[messaging] JackPair
Andy Isaacson
adi at hexapodia.org
Wed Aug 27 17:33:03 PDT 2014
On Wed, Aug 27, 2014 at 05:23:20PM -0700, Brian Warner wrote:
> On 8/22/14, 5:50 PM, Andy Isaacson wrote:
> > It seems a little silly to me too, but I'm encouraged to see new
> > innovations in end user security systems, especially when they're not
> > trying to do something fundamentally impossible and seem to have a
> > reasonable grasp of what's required.
>
> Did anyone else get the sense that their "pairing code" is a truncated
> hash of the session key, and thus vulnerable to the MitM forcing the two
> session keys to achieve a partial collision of the codes?
>
> Sounds like a job for SAS[1] (Short Authenticated Strings). I haven't
> thought through it too far, but I think speaking and verifying an 8
> digit code (4 from each side) would reduce the MitM's chance of success
> down to 1-in-10k, no matter how much computation they spent trying for
> collisions. SAS is unidirectional, so I think both sides have to emit
> and compare a code (A->B + B->A), hence the 2x length requirement. But
> maybe 1x is enough.
AFAIK the "read a short code, nobody can fake your voice in realtime"

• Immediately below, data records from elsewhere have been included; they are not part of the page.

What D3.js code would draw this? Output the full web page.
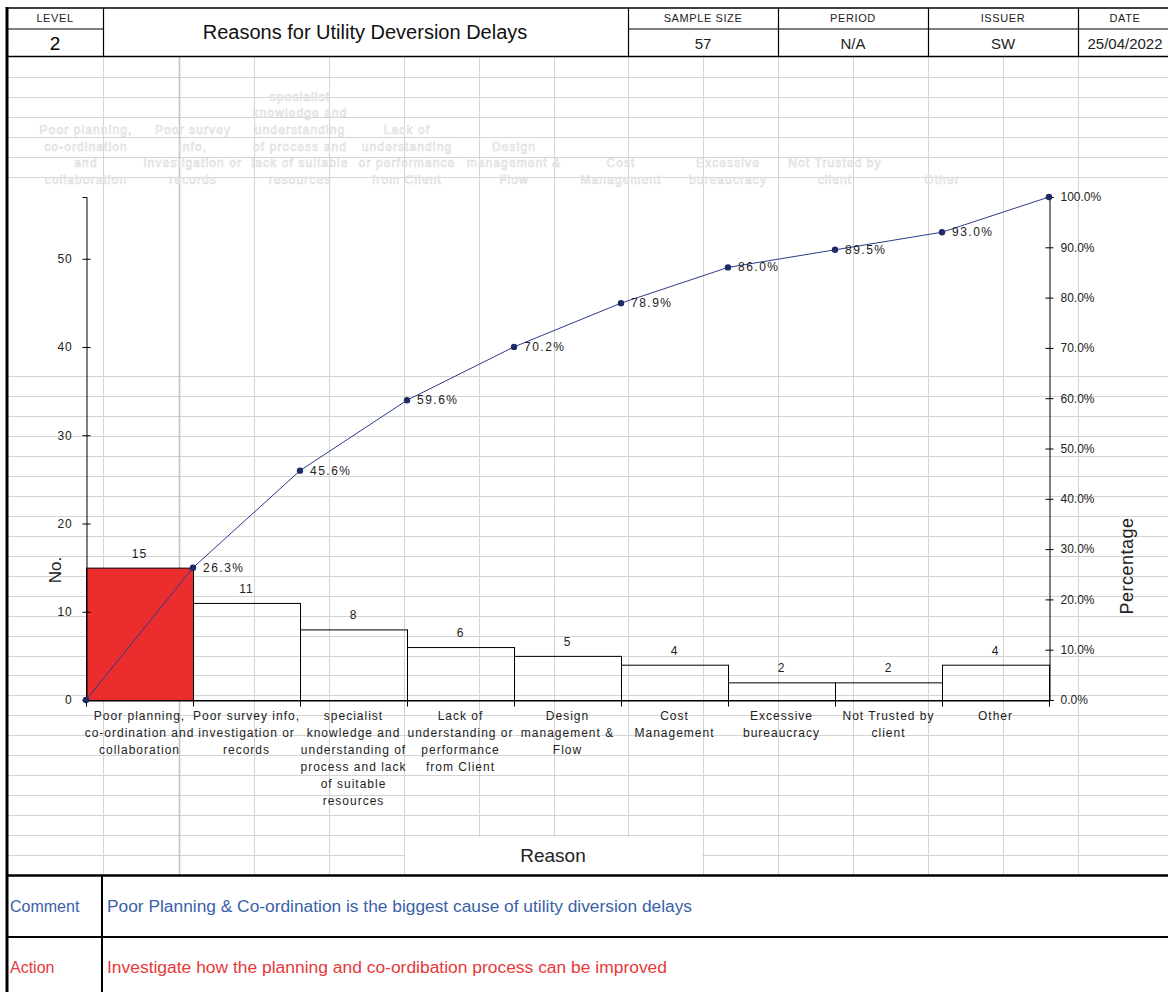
<!DOCTYPE html>
<html>
<head>
<meta charset="utf-8">
<script src="https://cdn.jsdelivr.net/npm/d3@7"></script>
<style>
  body { margin: 0; background: #fff; }
  svg { display: block; }
  text { font-family: "Liberation Sans", Arial, sans-serif; }
</style>
</head>
<body>
<svg id="sheet" width="1168" height="992"></svg>
<script>
// ---- report data ----
const level = "2";
const title = "Reasons for Utility Deversion Delays";
const headerFields = ["SAMPLE SIZE", "PERIOD", "ISSUER", "DATE"];
const headerValues = ["57", "N/A", "SW", "25/04/2022"];

const reasons = [
  "Poor planning, co-ordination and collaboration",
  "Poor survey info, investigation or records",
  "specialist knowledge and understanding of process and lack of suitable resources",
  "Lack of understanding or performance from Client",
  "Design management & Flow",
  "Cost Management",
  "Excessive bureaucracy",
  "Not Trusted by client",
  "Other"
];
// category labels as wrapped under the axis
const reasonLines = [
  ["Poor planning,", "co-ordination and", "collaboration"],
  ["Poor survey info,", "investigation or", "records"],
  ["specialist", "knowledge and", "understanding of", "process and lack", "of suitable", "resources"],
  ["Lack of", "understanding or", "performance", "from Client"],
  ["Design", "management &", "Flow"],
  ["Cost", "Management"],
  ["Excessive", "bureaucracy"],
  ["Not Trusted by", "client"],
  ["Other"]
];
// secondary (cumulative) axis labels, wrapped narrower
const reasonLinesTop = [
  ["Poor planning,", "co-ordination", "and", "collaboration"],
  ["Poor survey", "info,", "investigation or", "records"],
  ["specialist", "knowledge and", "understanding", "of process and", "lack of suitable", "resources"],
  ["Lack of", "understanding", "or performance", "from Client"],
  ["Design", "management &", "Flow"],
  ["Cost", "Management"],
  ["Excessive", "bureaucracy"],
  ["Not Trusted by", "client"],
  ["Other"]
];
const counts = [15, 11, 8, 6, 5, 4, 2, 2, 4];
const cumulativePct = [0, 26.3, 45.6, 59.6, 70.2, 78.9, 86.0, 89.5, 93.0, 100.0];
const countTicks = [0, 10, 20, 30, 40, 50];
const pctTicks = [0, 10, 20, 30, 40, 50, 60, 70, 80, 90, 100];

const commentText = "Poor Planning & Co-ordination is the biggest cause of utility diversion delays";
const actionText = "Investigate how the planning and co-ordibation process can be improved";

// ---- drawing ----
const svg = d3.select("#sheet");
const W = 1168;

// spreadsheet cell grid behind the chart
const grid = svg.append("g").attr("stroke", "#d4d4d4").attr("stroke-width", 1);
const sheetCols = [103, 179, 254, 329, 404, 479, 554, 628, 703, 778, 853, 928, 1003, 1078];
const rowTop = 57, rowBottom = 875, rowCount = 41;
const rowH = (rowBottom - rowTop) / rowCount;
const rowYs = d3.range(1, rowCount).map(k => Math.round(rowTop + k * rowH) + 0.5)
  .filter(y => y < 190 || y > 370);
grid.selectAll("line.h").data(rowYs).join("line").attr("class", "h")
  .attr("x1", 8).attr("x2", W).attr("y1", d => d).attr("y2", d => d);
grid.selectAll("line.v").data(sheetCols).join("line").attr("class", "v")
  .attr("x1", d => d + 0.5).attr("x2", d => d + 0.5).attr("y1", rowTop).attr("y2", rowBottom)
  .attr("stroke", d => d === 179 ? "#c4c4c4" : null)
  .attr("stroke-width", d => d === 179 ? 1.6 : null);

// scales
const x = d3.scaleBand().domain(reasons).range([86, 1049]).paddingInner(0).paddingOuter(0);
const xStep = d3.scaleLinear().domain([0, reasons.length]).range([86, 1049]);
const yCount = d3.scaleLinear().domain([0, d3.sum(counts)]).range([700, 197]);
const yPct = d3.scaleLinear().domain([0, 100]).range([700, 197]);

const ink = "#222";

// faint secondary category labels above the plot
const ghost = svg.append("g")
  .attr("font-size", 12).attr("letter-spacing", 1.1).attr("text-anchor", "middle")
  .attr("fill", "#fbfbfb").attr("stroke", "#dcdcdc").attr("stroke-width", 0.6);
reasonLinesTop.forEach((lines, i) => {
  const cx = xStep(i);
  lines.forEach((ln, j) => {
    ghost.append("text").attr("x", cx).attr("y", 184 - (lines.length - 1 - j) * 16.7).text(ln);
  });
});

// bars (only the top reason is filled)
svg.append("g").selectAll("rect").data(counts).join("rect")
  .attr("x", (d, i) => x(reasons[i]) + 0.5)
  .attr("y", d => yCount(d) + 0.5)
  .attr("width", x.bandwidth())
  .attr("height", d => yCount(0) - yCount(d))
  .attr("fill", (d, i) => i === 0 ? "#ec2d2e" : "none")
  .attr("stroke", "#000").attr("stroke-width", 1);

// bar value labels
svg.append("g").attr("font-size", 12).attr("letter-spacing", 1).attr("fill", ink).attr("text-anchor", "middle")
  .selectAll("text").data(counts).join("text")
  .attr("x", (d, i) => x(reasons[i]) + x.bandwidth() / 2)
  .attr("y", d => yCount(d) - 10)
  .text(d => d);

// left axis
const gl = svg.append("g").attr("transform", "translate(86.5,0)")
  .call(d3.axisLeft(yCount).tickValues(countTicks).tickSizeOuter(0).tickSize(4).tickPadding(10));
gl.select(".domain").attr("stroke", "#000");
gl.selectAll(".tick line").attr("x1", -4).attr("x2", 4).attr("stroke", "#000");
gl.selectAll(".tick text").attr("font-size", 12).attr("letter-spacing", 0.8).attr("fill", ink)
  .attr("font-family", "Liberation Sans, Arial, sans-serif");

// right axis
const gr = svg.append("g").attr("transform", "translate(1049.5,0)")
  .call(d3.axisRight(yPct).tickValues(pctTicks).tickSizeOuter(0).tickSize(4).tickPadding(7)
    .tickFormat(d => d.toFixed(1) + "%"));
gr.select(".domain").attr("stroke", "#000");
gr.selectAll(".tick line").attr("x1", -4).attr("x2", 4).attr("stroke", "#000");
gr.selectAll(".tick text").attr("font-size", 12).attr("fill", ink)
  .attr("font-family", "Liberation Sans, Arial, sans-serif");

// bottom axis with ticks on category boundaries
const gb = svg.append("g").attr("transform", "translate(0,700.5)")
  .call(d3.axisBottom(xStep).tickValues(d3.range(0, reasons.length + 1)).tickSizeOuter(0).tickSize(6).tickFormat(""));
gb.select(".domain").attr("stroke", "#000");
gb.selectAll(".tick line").attr("stroke", "#000");

// category labels
const cat = svg.append("g").attr("font-size", 12).attr("letter-spacing", 1).attr("fill", ink).attr("text-anchor", "middle");
reasonLines.forEach((lines, i) => {
  const cx = x(reasons[i]) + x.bandwidth() / 2;
  lines.forEach((ln, j) => {
    cat.append("text").attr("x", cx).attr("y", 720 + j * 17).text(ln);
  });
});

// cumulative percentage line
const pts = cumulativePct.map((v, i) => [xStep(i), yPct(v)]);
svg.append("path").datum(pts)
  .attr("d", d3.line())
  .attr("fill", "none").attr("stroke", "#2d3b8e").attr("stroke-width", 1);
svg.append("g").selectAll("circle").data(pts).join("circle")
  .attr("cx", d => d[0]).attr("cy", d => d[1]).attr("r", 3.2).attr("fill", "#1f2a66");
const labelled = cumulativePct.map((v, i) => ({ v, i })).filter(d => d.i > 0 && d.v < 100);
svg.append("g").attr("font-size", 12).attr("letter-spacing", 1.5).attr("fill", ink)
  .selectAll("text").data(labelled).join("text")
  .attr("x", d => xStep(d.i) + 10)
  .attr("y", d => yPct(d.v) + 4)
  .text(d => d.v.toFixed(1) + "%");

// axis titles
svg.append("text").attr("transform", "translate(61,570) rotate(-90)")
  .attr("text-anchor", "middle").attr("font-size", 17).attr("fill", ink).text("No.");
svg.append("text").attr("transform", "translate(1133,566) rotate(-90)")
  .attr("text-anchor", "middle").attr("font-size", 18).attr("letter-spacing", 0.5).attr("fill", ink).text("Percentage");

// x axis title in its own cell
svg.append("rect").attr("x", 405).attr("y", 837).attr("width", 297).attr("height", 37).attr("fill", "#fff");
svg.append("text").attr("x", 553).attr("y", 862).attr("text-anchor", "middle")
  .attr("font-size", 19).attr("fill", ink).text("Reason");

// ---- header block ----
const hdr = svg.append("g");
hdr.append("text").attr("x", 55).attr("y", 22).attr("text-anchor", "middle")
  .attr("font-size", 11).attr("letter-spacing", 0.6).attr("fill", ink).text("LEVEL");
hdr.append("text").attr("x", 55).attr("y", 50).attr("text-anchor", "middle")
  .attr("font-size", 19).attr("fill", "#000").text(level);
hdr.append("text").attr("x", 365).attr("y", 39).attr("text-anchor", "middle")
  .attr("font-size", 20).attr("fill", "#111").text(title);

const fieldEdges = [628, 778, 928, 1078, 1168];
headerFields.forEach((f, i) => {
  const cx = (fieldEdges[i] + fieldEdges[i + 1]) / 2 + (i === 3 ? 2 : 0);
  hdr.append("text").attr("x", cx).attr("y", 22).attr("text-anchor", "middle")
    .attr("font-size", 11).attr("letter-spacing", 0.6).attr("fill", ink).text(f);
  hdr.append("text").attr("x", cx).attr("y", 49).attr("text-anchor", "middle")
    .attr("font-size", 15).attr("fill", ink).text(headerValues[i]);
});

// ---- comment / action rows ----
svg.append("text").attr("x", 10).attr("y", 912).attr("font-size", 16).attr("fill", "#3a5fa8").text("Comment");
svg.append("text").attr("x", 107).attr("y", 912).attr("font-size", 16).attr("fill", "#3a5fa8")
  .attr("textLength", 585).attr("lengthAdjust", "spacingAndGlyphs").text(commentText);
svg.append("text").attr("x", 10).attr("y", 973).attr("font-size", 16).attr("fill", "#e8393b").text("Action");
svg.append("text").attr("x", 107).attr("y", 973).attr("font-size", 16).attr("fill", "#e8393b")
  .attr("textLength", 560).attr("lengthAdjust", "spacingAndGlyphs").text(actionText);

// ---- form borders ----
const borders = svg.append("g").attr("stroke", "#000").attr("fill", "none");
const seg = (x1, y1, x2, y2, w) => borders.append("line")
  .attr("x1", x1).attr("y1", y1).attr("x2", x2).attr("y2", y2).attr("stroke-width", w);
seg(6, 8, W, 8, 1.5);
seg(6, 29, 103, 29, 1.2);
seg(628, 29, W, 29, 1.2);
seg(6, 56.5, W, 56.5, 1.5);
[103, 628, 778, 928, 1078].forEach(cx => seg(cx + 0.5, 8, cx + 0.5, 56.5, 1.2));
seg(7, 7, 7, 992, 3);
seg(6, 875.5, W, 875.5, 2.5);
seg(6, 937, W, 937, 2);
seg(102, 875, 102, 992, 2);
</script>
</body>
</html>
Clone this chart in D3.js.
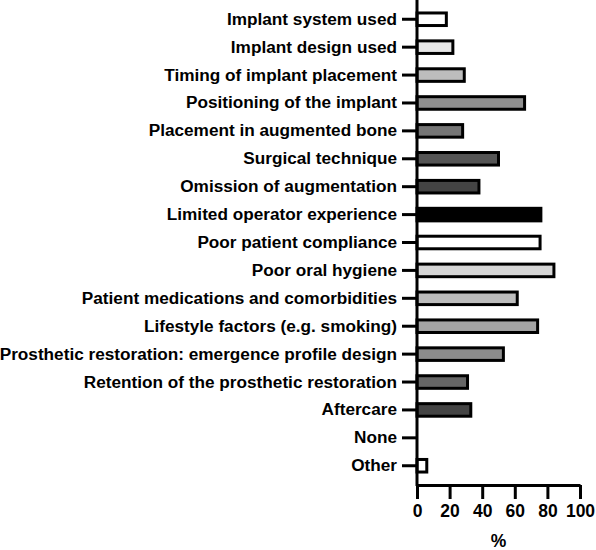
<!DOCTYPE html>
<html>
<head>
<meta charset="utf-8">
<script src="https://cdn.jsdelivr.net/npm/d3@7"></script>
<style>
  body { margin: 0; background: #fff; }
  svg { display: block; font-family: "Liberation Sans", Arial, sans-serif; font-weight: bold; }
</style>
</head>
<body>
<div id="chart"></div>
<script>
// Data
const categories = [
  "Implant system used",
  "Implant design used",
  "Timing of implant placement",
  "Positioning of the implant",
  "Placement in augmented bone",
  "Surgical technique",
  "Omission of augmentation",
  "Limited operator experience",
  "Poor patient compliance",
  "Poor oral hygiene",
  "Patient medications and comorbidities",
  "Lifestyle factors (e.g. smoking)",
  "Prosthetic restoration: emergence profile design",
  "Retention of the prosthetic restoration",
  "Aftercare",
  "None",
  "Other"
];
const percentages = [18, 22, 29, 66, 28, 50, 38, 76, 75.5, 84, 61.5, 74, 53, 31, 33, 0, 6];
const fills = [
  "#ffffff", "#e6e6e6", "#bdbdbd", "#8f8f8f", "#757575", "#555555", "#444444",
  "#000000", "#ffffff", "#d6d6d6", "#bdbdbd", "#a3a3a3", "#8c8c8c", "#666666",
  "#444444", "#ffffff", "#ffffff"
];
const xTicks = [0, 20, 40, 60, 80, 100];

const data = categories.map((c, i) => ({ label: c, value: percentages[i], fill: fills[i] }));

const width = 596;
const height = 550;

const svg = d3.select("#chart")
  .append("svg")
    .attr("width", width)
    .attr("height", height);

/****************************/
/*    Declare the scales    */
/****************************/
const xScale = d3.scaleLinear()
  .domain([0, 100])
  .range([417, 580]);

const yScale = d3.scaleBand()
  .domain(categories)
  .range([0, 485])
  .paddingInner(0.55)
  .paddingOuter(0.465);

/******************************/
/*     Append the bars        */
/******************************/
svg
  .selectAll(".bar")
  .data(data)
  .join("rect")
    .attr("class", "bar")
    .attr("x", xScale(0))
    .attr("y", d => yScale(d.label))
    .attr("width", d => xScale(d.value) - xScale(0))
    .attr("height", yScale.bandwidth())
    .attr("fill", d => d.fill)
    .attr("stroke", "#000")
    .attr("stroke-width", 3)
    .attr("visibility", d => d.value > 0 ? "visible" : "hidden");

/***************************/
/*     Append the axes     */
/***************************/
const leftAxis = svg
  .append("g")
    .attr("transform", `translate(${xScale(0)}, 0)`)
    .call(d3.axisLeft(yScale).tickSize(15).tickSizeOuter(0).tickPadding(5));
leftAxis.select(".domain").remove();
leftAxis.append("line")
  .attr("x1", 0).attr("x2", 0)
  .attr("y1", 0).attr("y2", 486)
  .attr("stroke", "#000")
  .attr("stroke-width", 3);
leftAxis.selectAll(".tick line").attr("stroke-width", 3);
leftAxis.selectAll(".tick text")
  .attr("font-size", 17.2)
  .attr("font-weight", "bold")
  .attr("font-family", "Liberation Sans, Arial, sans-serif")
  .attr("fill", "#000");

const bottomAxis = svg
  .append("g")
    .attr("transform", "translate(0, 485)")
    .call(d3.axisBottom(xScale).tickValues(xTicks).tickSize(14).tickSizeOuter(0).tickPadding(6));
bottomAxis.select(".domain").attr("stroke-width", 3);
bottomAxis.selectAll(".tick line").attr("stroke-width", 3);
bottomAxis.selectAll(".tick text")
  .attr("font-size", 17.5)
  .attr("font-weight", "bold")
  .attr("font-family", "Liberation Sans, Arial, sans-serif")
  .attr("fill", "#000");

// Axis label
svg
  .append("text")
    .attr("x", (xScale(0) + xScale(100)) / 2)
    .attr("y", 547)
    .attr("text-anchor", "middle")
    .attr("font-size", 17.5)
    .text("%");
</script>
</body>
</html>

statement is no longer true against a state actor. There are COTS
systems fielded to do voice impersonation in realtime. The unnatural
action of "read some digits or a series of disconnected words" is nearly
perfectly tuned for ease of impersonation.
Research labs are showing success doing *video* impersonation in
realtime (for webcam quality), recording impersonation after-the-fact
for SD quality. Current research is shooting for HD quality
after-the-fact and SD quality in realtime.
(alas, no time to go dig up the references where I saw these. I think
the low-quality-video-impersonation was in a paper from MSR.)